Cypress’ MRAM is built using a 0.42µ manufacturing process. SRAM is commonly built using a 0.25µ process. Freescale’s and IBM and Infineon’s MRAM products are built using a 0.18µ process.


MRAM has been referred to as the “Holy Grail” of memory because ultimately it would replace DRAM, Flash and SRAM. However Cypress’ MRAM operates at 5 volts (“V”) while the trend in memories today is towards 3V operation. Our survey of memory chips by leading manufacturers Intel Corporation (NASDAQ: INTC, $20.42), Samsung Electronics Co. Ltd., Renesas Technology and Micron Technology, Inc. (NYSE: MU, $12.10) found that the vast majority of DRAM, Flash and SRAM operate at 3.6V or less.

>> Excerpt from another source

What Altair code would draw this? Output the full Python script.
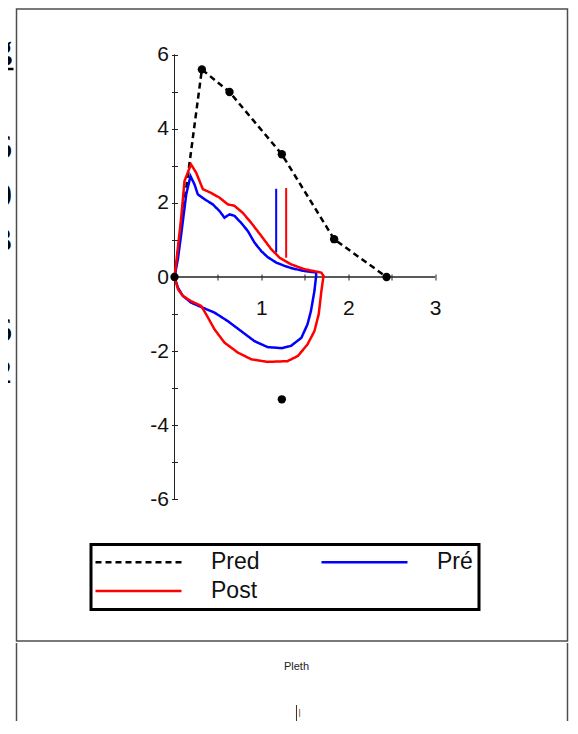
import altair as alt
import pandas as pd

# ---------------- data ----------------
series_names = ["Pred", "Post", "Pré"]          # legend is filled column by column
series_colors = ["#000000", "#ff0000", "#0000ff"]
series_dash = [[6, 4], [1, 0], [1, 0]]

pred_vol = [0.0, 0.315, 0.633, 1.235, 1.837, 2.44]
pred_flow = [0.0, 5.6, 4.99, 3.31, 1.02, 0.0]
pred_extra_vol = [1.235]
pred_extra_flow = [-3.3]

pre_vol = [0.0, 0.04, 0.077, 0.135, 0.184, 0.23, 0.268, 0.345, 0.44, 0.518,
           0.575, 0.633, 0.69, 0.767, 0.844, 0.92, 0.998, 1.07, 1.17, 1.266,
           1.36, 1.496, 1.63, 1.63, 1.61, 1.57, 1.53, 1.46, 1.34, 1.23,
           1.07, 0.92, 0.767, 0.613, 0.46, 0.307, 0.19, 0.096, 0.04, 0.0]
pre_flow = [0.0, 0.5, 1.15, 2.23, 2.72, 2.50, 2.23, 2.10, 1.96, 1.78,
            1.60, 1.69, 1.65, 1.46, 1.24, 0.93, 0.70, 0.54, 0.39, 0.30,
            0.23, 0.16, 0.12, 0.03, -0.38, -0.92, -1.28, -1.64, -1.86, -1.92,
            -1.89, -1.73, -1.46, -1.19, -0.96, -0.81, -0.69, -0.51, -0.29, 0.0]

post_vol = [0.0, 0.03, 0.077, 0.115, 0.19, 0.25, 0.326, 0.42, 0.518, 0.613,
            0.69, 0.786, 0.883, 0.998, 1.113, 1.21, 1.343, 1.496, 1.688, 1.715,
            1.69, 1.66, 1.61, 1.53, 1.42, 1.30, 1.07, 0.883, 0.73, 0.575,
            0.46, 0.365, 0.307, 0.19, 0.096, 0.04, 0.0]
post_flow = [0.0, 0.6, 1.60, 2.59, 3.04, 2.81, 2.37, 2.27, 2.14, 1.96,
             1.92, 1.73, 1.46, 1.11, 0.75, 0.52, 0.34, 0.21, 0.12, 0.03,
             -0.38, -1.0, -1.46, -1.82, -2.13, -2.27, -2.29, -2.22, -2.04, -1.77,
             -1.41, -1.01, -0.78, -0.65, -0.51, -0.33, 0.0]

marker_series = ["Pré", "Post"]
marker_vol = [1.17, 1.285]
marker_top = [2.38, 2.40]
marker_bottom = [0.66, 0.52]

x_ticks = [0.5, 1, 1.5, 2, 2.5, 3]
y_ticks = [-6, -5, -4, -3, -2, -1, 0, 1, 2, 3, 4, 5, 6]

side_text = ["g", "6", "0", "3", "6", "2"]
side_text_row = [50, 149, 197, 242, 332, 374]
side_text_weight = ["bold", "normal", "normal", "normal", "normal", "normal"]

bottom_title = ["Pleth"]
bottom_tick_label = ["l"]
bottom_domain = [-1.0, 0.968]

# ---------------- tables ----------------
lines_rows = []
for name, xs, ys in [("Pred", pred_vol, pred_flow), ("Pré", pre_vol, pre_flow), ("Post", post_vol, post_flow)]:
    for i, (vx, vy) in enumerate(zip(xs, ys)):
        lines_rows.append({"series": name, "seq": i, "vol": vx, "flow": vy})
lines_df = pd.DataFrame(lines_rows)

points_df = pd.DataFrame({"vol": pred_vol + pred_extra_vol, "flow": pred_flow + pred_extra_flow})
markers_df = pd.DataFrame({"series": marker_series, "vol": marker_vol,
                           "top": marker_top, "bottom": marker_bottom})
xaxis_df = pd.DataFrame({"x": [0.0], "x2": [max(x_ticks)], "y": [0.0]})
yaxis_df = pd.DataFrame({"x": [0.0], "y": [min(y_ticks)], "y2": [max(y_ticks)]})

# ---------------- layout (pixels) ----------------
W_TOP, H_TOP = 551, 632
X0_PX, Y0_PX = 158, 268          # origin position inside the view
PX_X, PX_Y = 86.9, 37.07         # pixels per unit
FRAME = "#4d4d4d"
SIDE_FONT = 34
SIDE_RIGHT = 7.5                 # right edge of the cut-off text inside the 9px strip
x_scale = alt.Scale(domain=[-X0_PX / PX_X, (W_TOP - X0_PX) / PX_X], nice=False, zero=False)
y_scale = alt.Scale(domain=[-(H_TOP - Y0_PX) / PX_Y, Y0_PX / PX_Y], nice=False, zero=False)

axis_common = dict(domain=False, grid=False, tickColor="#222222", tickWidth=1,
                   labelFont="Liberation Sans", labelFontSize=21, labelColor="#111111",
                   title=None, labelOverlap=False, labelFlush=False)

x_axis_bottom = alt.Axis(orient="bottom", offset=Y0_PX - H_TOP, values=x_ticks, tickSize=3,
                         labelPadding=17,
                         labelExpr="datum.value % 1 === 0 ? '' + datum.value : ''", **axis_common)
x_axis_top = alt.Axis(orient="top", offset=-Y0_PX, values=x_ticks, tickSize=3, labels=False,
                      **axis_common)
y_axis_left = alt.Axis(orient="left", offset=-X0_PX, values=y_ticks, tickSize=3, labelPadding=3,
                       labelExpr="datum.value % 2 === 0 ? '' + datum.value : ''", **axis_common)
y_axis_right = alt.Axis(orient="right", offset=X0_PX - W_TOP, values=y_ticks, tickSize=3,
                        labels=False, **axis_common)

axis_x_layer = alt.Chart(xaxis_df).mark_rule(color="#222222", strokeWidth=1).encode(
    x=alt.X("x:Q", scale=x_scale, axis=x_axis_bottom), x2="x2:Q",
    y=alt.Y("y:Q", scale=y_scale, axis=None))
axis_x_layer2 = alt.Chart(xaxis_df).mark_rule(color="#222222", strokeWidth=1).encode(
    x=alt.X("x:Q", scale=x_scale, axis=x_axis_top), x2="x2:Q",
    y=alt.Y("y:Q", scale=y_scale, axis=None))
axis_y_layer = alt.Chart(yaxis_df).mark_rule(color="#222222", strokeWidth=1).encode(
    x=alt.X("x:Q", scale=x_scale, axis=None),
    y=alt.Y("y:Q", scale=y_scale, axis=y_axis_left), y2="y2:Q")
axis_y_layer2 = alt.Chart(yaxis_df).mark_rule(color="#222222", strokeWidth=1).encode(
    x=alt.X("x:Q", scale=x_scale, axis=None),
    y=alt.Y("y:Q", scale=y_scale, axis=y_axis_right), y2="y2:Q")

# legend position is measured from the left edge of the whole (concatenated) chart
legend = alt.Legend(title=None, orient="none", legendX=86.5, legendY=535.5, columns=2,
                    symbolType="M-1,0H16.2", symbolSize=100, symbolStrokeWidth=2.5, symbolOffset=-8,
                    labelFont="Liberation Sans", labelFontSize=23, labelColor="#111111",
                    labelOffset=99, columnPadding=56, rowPadding=5, padding=6,
                    strokeColor="#000000", fillColor="#ffffff",
                    labelExpr="datum.label === 'Pré' ? 'Pré\u00a0\u00a0\u00a0\u00a0' : datum.label")

lines_layer = alt.Chart(lines_df).mark_line(strokeWidth=2.5).encode(
    x=alt.X("vol:Q", scale=x_scale, axis=None),
    y=alt.Y("flow:Q", scale=y_scale, axis=None),
    color=alt.Color("series:N", scale=alt.Scale(domain=series_names, range=series_colors), legend=legend),
    strokeDash=alt.StrokeDash("series:N", scale=alt.Scale(domain=series_names, range=series_dash),
                              legend=legend),
    detail="series:N",
    order=alt.Order("seq:Q"),
)

points_layer = alt.Chart(points_df).mark_circle(size=70, color="#000000", opacity=1).encode(
    x=alt.X("vol:Q", scale=x_scale, axis=None),
    y=alt.Y("flow:Q", scale=y_scale, axis=None))

marker_layers = []
for name, col in [("Pré", "#0000ff"), ("Post", "#ff0000")]:
    marker_layers.append(
        alt.Chart(markers_df).transform_filter(alt.datum.series == name)
        .mark_rule(color=col, strokeWidth=2).encode(
            x=alt.X("vol:Q", scale=x_scale, axis=None),
            y=alt.Y("top:Q", scale=y_scale, axis=None), y2="bottom:Q"))

top = alt.layer(axis_x_layer, axis_x_layer2, axis_y_layer, axis_y_layer2,
                *marker_layers, lines_layer, points_layer).properties(width=W_TOP, height=H_TOP)

# ---------------- bottom strip ("Pleth"), open at the bottom ----------------
H_BOT = 78
bx = alt.Scale(domain=bottom_domain, nice=False, zero=False)
pleth_sides = alt.Chart(pd.DataFrame({"x": bottom_domain})).mark_rule(color=FRAME, strokeWidth=1.5).encode(
    x=alt.X("x:Q", scale=bx, axis=None), y=alt.value(0), y2=alt.value(H_BOT))
pleth_title = alt.Chart(pd.DataFrame({"t": bottom_title, "x": [0.0]})).mark_text(
    font="Liberation Sans", fontSize=11, color="#222222", baseline="middle").encode(
    x=alt.X("x:Q", scale=bx, axis=None), y=alt.value(24), text="t:N")
pleth_axis = alt.Chart(pd.DataFrame({"x": [0.0]})).mark_rule(color="#333333", strokeWidth=1).encode(
    x=alt.X("x:Q", scale=bx, axis=None), y=alt.value(62), y2=alt.value(H_BOT))
pleth_lab = alt.Chart(pd.DataFrame({"t": bottom_tick_label, "x": [0.0]})).mark_text(
    font="Liberation Sans", fontSize=10, color="#8a5a3a", align="left", baseline="middle", dx=2).encode(
    x=alt.X("x:Q", scale=bx, axis=None), y=alt.value(71), text="t:N")
bottom = alt.layer(pleth_sides, pleth_title, pleth_axis, pleth_lab).properties(
    width=W_TOP, height=H_BOT, view=alt.ViewBackground(strokeOpacity=0))

# ---------------- text cut off at the left edge of the page ----------------
side_df = pd.DataFrame({"t": side_text, "row": side_text_row, "w": side_text_weight, "x": [1.0] * len(side_text)})
sx = alt.Scale(domain=[0, 1], nice=False, zero=False)
sy = alt.Scale(domain=[0, H_TOP], reverse=True, nice=False, zero=False)
side_bold = alt.Chart(side_df).transform_filter(alt.datum.w == "bold").mark_text(
    font="Liberation Serif", fontSize=SIDE_FONT, fontWeight="bold", color="#000000", align="right",
    baseline="alphabetic", dx=SIDE_RIGHT - 9).encode(
    x=alt.X("x:Q", scale=sx, axis=None), y=alt.Y("row:Q", scale=sy, axis=None), text="t:N")
side_norm = alt.Chart(side_df).transform_filter(alt.datum.w == "normal").mark_text(
    font="Liberation Serif", fontSize=SIDE_FONT, color="#000000", align="right",
    baseline="alphabetic", dx=SIDE_RIGHT - 9).encode(
    x=alt.X("x:Q", scale=sx, axis=None), y=alt.Y("row:Q", scale=sy, axis=None), text="t:N")
underline = alt.Chart(pd.DataFrame({"x": [0.0], "x2": [1.0], "row": [side_text_row[0] + 10]})).mark_rule(
    color="#000000", strokeWidth=2.5).encode(
    x=alt.X("x:Q", scale=sx, axis=None), x2="x2:Q", y=alt.Y("row:Q", scale=sy, axis=None))
left = alt.layer(side_bold, side_norm, underline).properties(
    width=9, height=H_TOP, view=alt.ViewBackground(strokeOpacity=0))

# the cut-off glyphs stick out to the left of the 9px strip; a negative left padding
# pushes that overhang off the page
overhang = 13.5
chart = alt.hconcat(left, alt.vconcat(top, bottom, spacing=0), spacing=0,
                    padding={"left": -overhang, "top": 0, "right": 0, "bottom": 0}).configure_view(
    stroke=FRAME, strokeWidth=1.5).configure_legend(strokeWidth=3)

chart.save("out.html", embed_options={"renderer": "svg", "actions": False})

NVE Corporation’s (NASDAQ: NVEC, $36.71) patents describe a one transistor per memory cell architecture. “Architecture” on Page 64 of the presentation shows that its current 256kBit MRAM cell is “3T2R.” According to Cypress “3T2R stands for memory cell with three transistors and two resistors.” This implies that Cypress is not even using NVE’s self-proclaimed MRAM IP, which is actually 36 years old and in the public domain.


Page 63 of the presentation is titled "MRAM Yield" and contains a yield map of Cypress’ actual six inch MRAM wafer. Cypress’ MRAM wafers fit approximately 1,750 die per wafer. Only 40 die of Cypress’ MRAM yield are "virgin" while 1,173 die of the yield are "repairable."